Upon arriving at the pavilion, Ms. Shawanda spent a few moments learning about the history of artifacts displayed by artist and historical lecturer Mike Cywink before beginning her session.

Among the artifacts on display were examples of worked raw natural copper, stone and flint tools and various implements in Mr. Cywink’s extensive collection.

Ms. Shawanda fielded questions from young and old, and shared reminiscences with her adoring fans. One young admirer asked what Ms. Shawanda’s first song was (Silent Night taught to her by her father), while another asked whether she wore pretty dresses. “Yes, I get to wear many pretty dresses,” laughed the country star. “But when I am just coming out to enjoy the powwow I like to just kick back and relax and wear something comfortable to be with my friends.”

Meanwhile, back at the main stage in front of the powwow grounds, a bevy of cameras and banks of computers and switches were making some Wikwemikong Powwow history of their own, as this year marks the first time the event was simulcast around the world through live streaming over the Internet.

“We just checked in with some friends who are just sitting down to dinner in Israel,” said Wiky TV5’s Gordie Odjig. “They tell us the sound and video is coming through loud and clear 6,000 miles away.” Mr. Odjig was working with an information technology crew that included Rudy McKenzie, Nicole Corbiere, James Hopkin and Fawn Aibens.

Beside the pavilion a host of international videographers and documentary journalists were busily collecting footage for several private and public projects at major news networks from around the world.

On the stage behind the emcees, tabulators Bernadine and Verna Francis were hunkered down in front of a computer screen, carefully inputting the scores provided by the judges.

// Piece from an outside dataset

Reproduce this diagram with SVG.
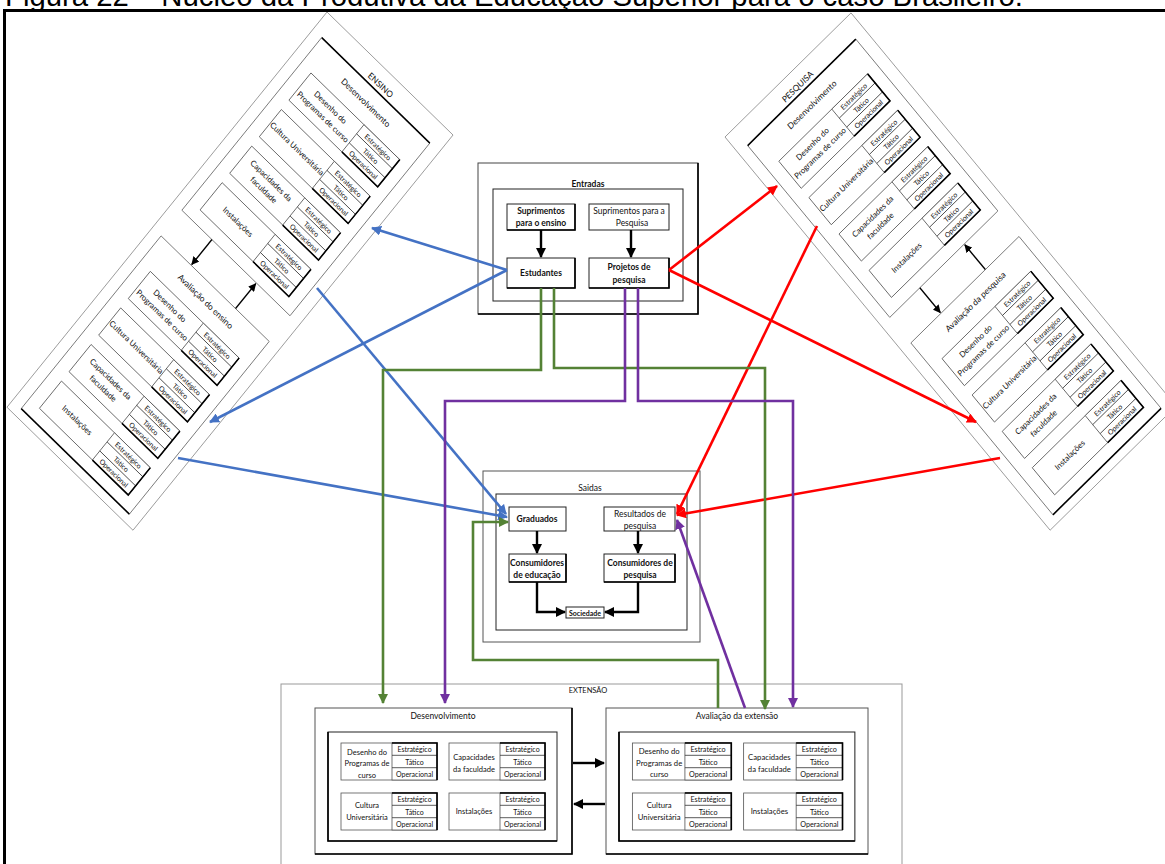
<svg xmlns="http://www.w3.org/2000/svg" xmlns:xlink="http://www.w3.org/1999/xlink" width="1165" height="864" viewBox="0 0 1165 864">
  <style>
    text { font-family: Lato, "Liberation Sans", sans-serif; fill: #111; }
    .cap { font-family: "Liberation Sans", Arial, sans-serif; font-size: 29.3px; fill: #000; }
    .t { font-size: 8.5px; text-anchor: middle; }
    .rl { font-size: 8px; text-anchor: middle; }
    .xl { font-size: 7.5px; text-anchor: middle; }
    .lv { font-size: 7px; text-anchor: middle; }
    .b { font-weight: bold; }
    .thin { fill: #fff; stroke: #8c8c8c; stroke-width: 0.8; }
    .box { fill: #fff; stroke: #222; stroke-width: 1; }
    .gbox { fill: #fff; stroke: #777; stroke-width: 0.9; }
    .sub { fill: #fff; stroke: #555; stroke-width: 0.8; }
    .sh { fill: none; stroke: #000; stroke-width: 1.6; }
    .ln { stroke: #333; stroke-width: 0.8; }
    .blue { fill: none; stroke: #4472C4; stroke-width: 2.6; marker-end: url(#mBlue); }
    .red { fill: none; stroke: #FF0000; stroke-width: 2.6; marker-end: url(#mRed); }
    .green { fill: none; stroke: #548235; stroke-width: 2.6; marker-end: url(#mGreen); }
    .purple { fill: none; stroke: #7030A0; stroke-width: 2.6; marker-end: url(#mPurple); }
    .blk { fill: none; stroke: #000; stroke-width: 2.4; marker-end: url(#mBlack); }
    .blks { fill: none; stroke: #000; stroke-width: 1.4; marker-end: url(#mBlackS); }
  </style>
  <defs>
    <marker id="mBlue" viewBox="0 0 10 10" refX="9" refY="5" markerWidth="10" markerHeight="10" markerUnits="userSpaceOnUse" orient="auto"><path d="M0,0 L10,5 L0,10 z" fill="#4472C4"/></marker>
    <marker id="mRed" viewBox="0 0 10 10" refX="9" refY="5" markerWidth="10" markerHeight="10" markerUnits="userSpaceOnUse" orient="auto"><path d="M0,0 L10,5 L0,10 z" fill="#FF0000"/></marker>
    <marker id="mGreen" viewBox="0 0 10 10" refX="9" refY="5" markerWidth="10" markerHeight="10" markerUnits="userSpaceOnUse" orient="auto"><path d="M0,0 L10,5 L0,10 z" fill="#548235"/></marker>
    <marker id="mPurple" viewBox="0 0 10 10" refX="9" refY="5" markerWidth="10" markerHeight="10" markerUnits="userSpaceOnUse" orient="auto"><path d="M0,0 L10,5 L0,10 z" fill="#7030A0"/></marker>
    <marker id="mBlack" viewBox="0 0 10 10" refX="9" refY="5" markerWidth="10" markerHeight="10" markerUnits="userSpaceOnUse" orient="auto"><path d="M0,0 L10,5 L0,10 z" fill="#000"/></marker>
    <marker id="mBlackS" viewBox="0 0 10 10" refX="9" refY="5" markerWidth="8" markerHeight="8" markerUnits="userSpaceOnUse" orient="auto"><path d="M0,0 L10,5 L0,10 z" fill="#000"/></marker>

    <!-- one factor row of a rotated panel: label cell + three levels -->
    <g id="rlev">
      <rect class="sub" x="26" y="0" width="124" height="35"/>
      <rect class="sub" x="100" y="0" width="50" height="35"/>
      <line class="ln" x1="100" y1="11.7" x2="150" y2="11.7"/>
      <line class="ln" x1="100" y1="23.3" x2="150" y2="23.3"/>
      <path class="sh" d="M100,35 L150,35 L150,0"/>
      <text class="lv" x="125" y="9">Estratégico</text>
      <text class="lv" x="125" y="20.5">Tático</text>
      <text class="lv" x="125" y="32">Operacional</text>
    </g>

    <!-- shared body of the ENSINO / PESQUISA panels, in upright local units -->
    <g id="core">
      <rect class="thin" x="0" y="0" width="176" height="508"/>
      <rect class="gbox" x="12" y="22" width="151" height="222"/>
      <path class="sh" d="M12,22 L163,22"/>
      <rect class="gbox" x="12" y="277" width="151" height="222"/>
      <path class="sh" d="M12,499 L163,499"/>
      <text class="t" x="87.5" y="41">Desenvolvimento</text>
      <use xlink:href="#rlev" y="55"/>
      <use xlink:href="#rlev" y="102"/>
      <use xlink:href="#rlev" y="149"/>
      <use xlink:href="#rlev" y="196"/>
      <use xlink:href="#rlev" y="310"/>
      <use xlink:href="#rlev" y="357"/>
      <use xlink:href="#rlev" y="404"/>
      <use xlink:href="#rlev" y="451"/>
      <text class="rl" x="63" y="69">Desenho do</text>
      <text class="rl" x="63" y="81">Programas de curso</text>
      <text class="rl" x="63" y="122">Cultura Universitária</text>
      <text class="rl" x="63" y="163">Capacidades da</text>
      <text class="rl" x="63" y="175">faculdade</text>
      <text class="rl" x="63" y="216">Instalações</text>
      <text class="rl" x="63" y="324">Desenho do</text>
      <text class="rl" x="63" y="336">Programas de curso</text>
      <text class="rl" x="63" y="377">Cultura Universitária</text>
      <text class="rl" x="63" y="418">Capacidades da</text>
      <text class="rl" x="63" y="430">faculdade</text>
      <text class="rl" x="63" y="471">Instalações</text>
      <path class="blks" d="M54,244 L54,276"/>
      <path class="blks" d="M116,277 L116,245"/>
    </g>

    <!-- one factor row of the EXTENSÃO panels -->
    <g id="xlev">
      <rect class="sub" x="0" y="0" width="96" height="37"/>
      <rect class="sub" x="51" y="0" width="45" height="37"/>
      <line class="ln" x1="51" y1="12.3" x2="96" y2="12.3"/>
      <line class="ln" x1="51" y1="24.7" x2="96" y2="24.7"/>
      <path class="sh" d="M51,0 L96,0 L96,37"/>
      <text class="lv" x="73.5" y="9.3">Estratégico</text>
      <text class="lv" x="73.5" y="21.6">Tático</text>
      <text class="lv" x="73.5" y="34">Operacional</text>
    </g>

    <!-- the 2x2 factor grid of an EXTENSÃO panel -->
    <g id="xgrid">
      <rect class="box" x="328" y="732" width="229" height="109"/>
      <path class="sh" d="M328,732 L328,841 L557,841"/>
      <use xlink:href="#xlev" x="341" y="743"/>
      <use xlink:href="#xlev" x="449" y="743"/>
      <use xlink:href="#xlev" x="341" y="793"/>
      <use xlink:href="#xlev" x="449" y="793"/>
      <text class="xl" x="367" y="754.5">Desenho do</text>
      <text class="xl" x="367" y="766">Programas de</text>
      <text class="xl" x="367" y="777.5" font-size="6.5">curso</text>
      <text class="xl" x="474" y="760">Capacidades</text>
      <text class="xl" x="474" y="772">da faculdade</text>
      <text class="xl" x="367" y="808">Cultura</text>
      <text class="xl" x="367" y="820">Universitária</text>
      <text class="xl" x="474" y="814">Instalações</text>
    </g>
  </defs>

  <rect x="0" y="0" width="1165" height="864" fill="#fff"/>

  <!-- caption and frame -->
  <text class="cap" x="5" y="5.5">Figura 22 – Núcleo da Produtiva da Educação Superior para o caso Brasileiro.</text>
  <path d="M4.5,864 L4.5,10.5 L1165,10.5" fill="none" stroke="#000" stroke-width="3"/>

  <!-- ENSINO panel -->
  <g id="ensino" transform="matrix(0.716,0.699,-0.630,0.778,327,12)">
    <use xlink:href="#core"/>
    <text class="t" x="88" y="18">ENSINO</text>
    <text class="t" x="88" y="296">Avaliação do ensino</text>
  </g>

  <!-- PESQUISA panel -->
  <g id="pesquisa" transform="matrix(0.716,-0.705,0.640,0.774,725,137)">
    <use xlink:href="#core"/>
    <text class="t" x="88" y="18">PESQUISA</text>
    <text class="t" x="88" y="296">Avaliação da pesquisa</text>
  </g>

  <!-- Entradas -->
  <g id="entradas">
    <rect x="478" y="163" width="220" height="151" fill="#fff" stroke="#444" stroke-width="1"/>
    <path class="sh" d="M478,314 L698,314 L698,163"/>
    <rect class="box" x="493" y="189" width="190" height="112"/>
    <text class="t b" x="588" y="187">Entradas</text>
    <g id="sup-ensino">
      <rect class="box" x="507" y="204" width="68" height="26"/>
      <path class="sh" d="M507,230 L575,230 L575,204"/>
      <text class="t b" x="541" y="214">Suprimentos</text>
      <text class="t b" x="541" y="226">para o ensino</text>
    </g>
    <g id="sup-pesquisa">
      <rect class="box" x="589" y="204" width="80" height="26"/>
      <text class="t" x="629" y="214">Suprimentos para a</text>
      <text class="t" x="632" y="226">Pesquisa</text>
    </g>
    <g id="estudantes">
      <rect class="box" x="507" y="258" width="68" height="30"/>
      <path class="sh" d="M507,288 L575,288 L575,258"/>
      <text class="t b" x="541" y="276">Estudantes</text>
    </g>
    <g id="projetos">
      <rect class="box" x="589" y="258" width="80" height="30"/>
      <path class="sh" d="M589,288 L669,288 L669,258"/>
      <text class="t b" x="629" y="270">Projetos de</text>
      <text class="t b" x="629" y="283">pesquisa</text>
    </g>
    <path class="blk" d="M541,230 L541,257"/>
    <path class="blk" d="M631,230 L631,257"/>
  </g>

  <!-- Saídas -->
  <g id="saidas">
    <rect x="483" y="471" width="217" height="171" fill="#fff" stroke="#555" stroke-width="1"/>
    <rect class="box" x="496" y="494" width="191" height="136"/>
    <text class="t" x="590" y="491">Saidas</text>
    <g id="graduados">
      <rect class="box" x="509" y="507" width="57" height="24"/>
      <text class="t b" x="537" y="522">Graduados</text>
    </g>
    <g id="resultados">
      <rect class="box" x="604" y="507" width="71" height="24"/>
      <text class="t" x="640" y="517">Resultados de</text>
      <text class="t" x="640" y="529">pesquisa</text>
    </g>
    <g id="cons-educacao">
      <rect class="box" x="509" y="554" width="57" height="28"/>
      <path class="sh" d="M509,582 L566,582 L566,554"/>
      <text class="t b" x="537" y="566">Consumidores</text>
      <text class="t b" x="537" y="578">de educação</text>
    </g>
    <g id="cons-pesquisa">
      <rect class="box" x="604" y="554" width="71" height="28"/>
      <path class="sh" d="M604,582 L675,582 L675,554"/>
      <text class="t b" x="640" y="566">Consumidores de</text>
      <text class="t b" x="640" y="578">pesquisa</text>
    </g>
    <g id="sociedade">
      <rect class="box" x="566" y="607" width="38" height="11"/>
      <text class="lv b" x="585" y="615.5">Sociedade</text>
    </g>
    <path class="blk" d="M537,531 L537,553"/>
    <path class="blk" d="M638,531 L638,553"/>
    <path class="blk" d="M537,582 L537,612 L565,612"/>
    <path class="blk" d="M638,582 L638,612 L605,612"/>
  </g>

  <!-- EXTENSÃO -->
  <g id="extensao">
    <rect x="281" y="684" width="621" height="200" fill="#fff" stroke="#999" stroke-width="1"/>
    <text class="xl" x="588" y="693">EXTENSÃO</text>
    <g id="ext-desenvolvimento">
      <rect x="315" y="708" width="257" height="146" fill="#fff" stroke="#555" stroke-width="1"/>
      <path class="sh" d="M315,854 L572,854 L572,708"/>
      <text class="t" x="443" y="719">Desenvolvimento</text>
      <use xlink:href="#xgrid"/>
    </g>
    <g id="ext-avaliacao">
      <rect x="606" y="708" width="262" height="146" fill="#fff" stroke="#555" stroke-width="1"/>
      <path class="sh" d="M606,854 L868,854"/>
      <text class="t" x="737" y="719">Avaliação da extensão</text>
      <use xlink:href="#xgrid" transform="translate(619,0) scale(1.03,1) translate(-328,0)"/>
    </g>
    <path class="blk" d="M573,763 L604,763"/>
    <path class="blk" d="M605,804 L574,804"/>
  </g>

  <!-- connectors -->
  <g id="connectors">
    <path class="blue" d="M507,270 L372,228"/>
    <path class="blue" d="M507,270 L210,422"/>
    <path class="blue" d="M317,288 L506,514"/>
    <path class="blue" d="M178,458 L507,517"/>

    <path class="red" d="M669,270 L777,186"/>
    <path class="red" d="M669,270 L976,422"/>
    <path class="red" d="M817,226 L677,514"/>
    <path class="red" d="M1000,458 L677,515"/>

    <path class="green" d="M541,288 L541,370 L383,370 L383,703"/>
    <path class="green" d="M554,288 L554,368 L765,368 L765,709"/>
    <path class="green" d="M718,708 L718,660 L473,660 L473,522 L508,522"/>

    <path class="purple" d="M625,288 L625,401 L445,401 L445,703"/>
    <path class="purple" d="M638,288 L638,401 L793,401 L793,707"/>
    <path class="purple" d="M745,708 L677,520"/>
  </g>
</svg>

The popular drum group Chippewa Singers sat beneath a mic-festooned stand, recording their next CD live onsite under the watchful eye (and ear) of producer Randy Todd of Tribal Spirit Music. Mr. Todd noted that although the Anishnaabe music market could definitely be considered a niche, it is by no means without a significant market segment of its own.

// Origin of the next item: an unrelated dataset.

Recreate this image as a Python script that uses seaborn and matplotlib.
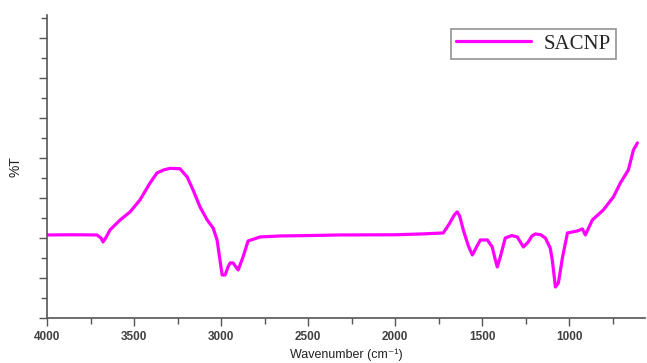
import pandas as pd
import matplotlib.pyplot as plt
import seaborn as sns
from matplotlib.ticker import MultipleLocator, NullFormatter

# FTIR spectrum
wavenumber = [4000, 3850, 3713, 3690, 3678, 3660, 3638, 3580, 3523, 3466, 3408, 3368, 3330,
              3293, 3236, 3195, 3161, 3121, 3080, 3046, 3023, 3005, 2994, 2977, 2960,
              2948, 2931, 2902, 2874, 2845, 2776, 2661, 2500, 2316, 2000, 1850, 1724,
              1690, 1660, 1644, 1630, 1609, 1580, 1557, 1530, 1511, 1471, 1443, 1425, 1414, 1395,
              1368, 1330, 1299, 1264, 1236, 1215, 1195, 1165, 1138, 1110, 1098, 1080, 1063, 1040, 1011,
              954, 925, 908, 868, 805, 747, 707, 661, 632, 609]
transmittance = [20.75, 20.8, 20.75, 20.0, 19.0, 20.2, 22.0, 24.5, 26.5, 29.5, 33.75, 36.25, 37.0,
                 37.4, 37.3, 35.25, 32.0, 27.75, 24.5, 22.5, 19.5, 14.0, 10.75, 10.75, 12.8,
                 13.75, 13.75, 12.0, 15.25, 19.25, 20.25, 20.5, 20.6, 20.75, 20.8, 21.0, 21.25,
                 23.5, 25.8, 26.5, 25.5, 22.0, 18.0, 15.75, 18.0, 19.5, 19.5, 17.75, 14.5, 12.75, 15.5,
                 20.0, 20.6, 20.25, 17.75, 19.0, 20.5, 21.0, 20.8, 20.0, 17.5, 14.5, 7.75, 8.75, 15.0, 21.25,
                 21.75, 22.25, 20.75, 24.5, 27.0, 30.25, 33.75, 37.0, 42.0, 43.75]

df = pd.DataFrame({'Wavenumber': wavenumber, 'T': transmittance})

sns.set_theme(style="ticks")
plt.rcParams['font.family'] = ['Liberation Sans', 'DejaVu Sans']

fig = plt.figure(figsize=(6.47, 3.63), dpi=100)
ax = fig.add_axes([0.0726, 0.124, 0.925, 0.835])

sns.lineplot(data=df, x='Wavenumber', y='T', sort=False, color='#ff00ff',
             linewidth=2.3, label='SACNP', ax=ax)
ax.lines[0].set_solid_joinstyle('round')

ax.set_xlim(4000, 563)
ax.set_ylim(0, 75.75)
ax.xaxis.set_major_locator(MultipleLocator(500))
ax.xaxis.set_minor_locator(MultipleLocator(250))
ax.yaxis.set_major_locator(MultipleLocator(10))
ax.yaxis.set_minor_locator(MultipleLocator(5))
ax.yaxis.set_major_formatter(NullFormatter())

for s in ['top', 'right']:
    ax.spines[s].set_visible(False)
for s in ['left', 'bottom']:
    ax.spines[s].set_color('#555555')
    ax.spines[s].set_linewidth(1.2)

ax.tick_params(axis='both', which='major', length=6, width=1, color='#555555',
               labelsize=8.5, labelcolor='#404040', direction='out')
ax.tick_params(axis='both', which='minor', length=4, width=1, color='#555555', direction='out')
for lbl in ax.get_xticklabels():
    lbl.set_fontweight('bold')

ax.set_xlabel('Wavenumber (cm⁻¹)', fontsize=9, color='#222222', labelpad=4)
ax.set_ylabel('%T', fontsize=10, color='#222222', labelpad=8)

leg = ax.legend(loc='upper right', bbox_to_anchor=(0.962, 0.975), fancybox=False,
                prop={'family': 'Liberation Serif', 'size': 15}, handlelength=3.6,
                borderpad=0.25, handletextpad=0.6, borderaxespad=0.3)
leg.get_frame().set_edgecolor('#777777')
leg.get_frame().set_linewidth(1.2)
leg.get_lines()[0].set_linewidth(2.3)

plt.savefig('out.png', dpi=100)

As part of the cultural experience of the festival a number of workshops took place, including learning basic conversational words in Anishnaabemowin, the history of the Wampum Belts, Species at Risk, dialogues on government and the Art and Artifacts of the Anishinaabek.

A host of vendors stood ready to supply arts and crafts to the powwow visitors including some fairly new options such as a series of comic books in the Anishinaabe language and an art show under a tent celebrated, among other works, the carvings of accomplished Anishinaabe carver William Bondy.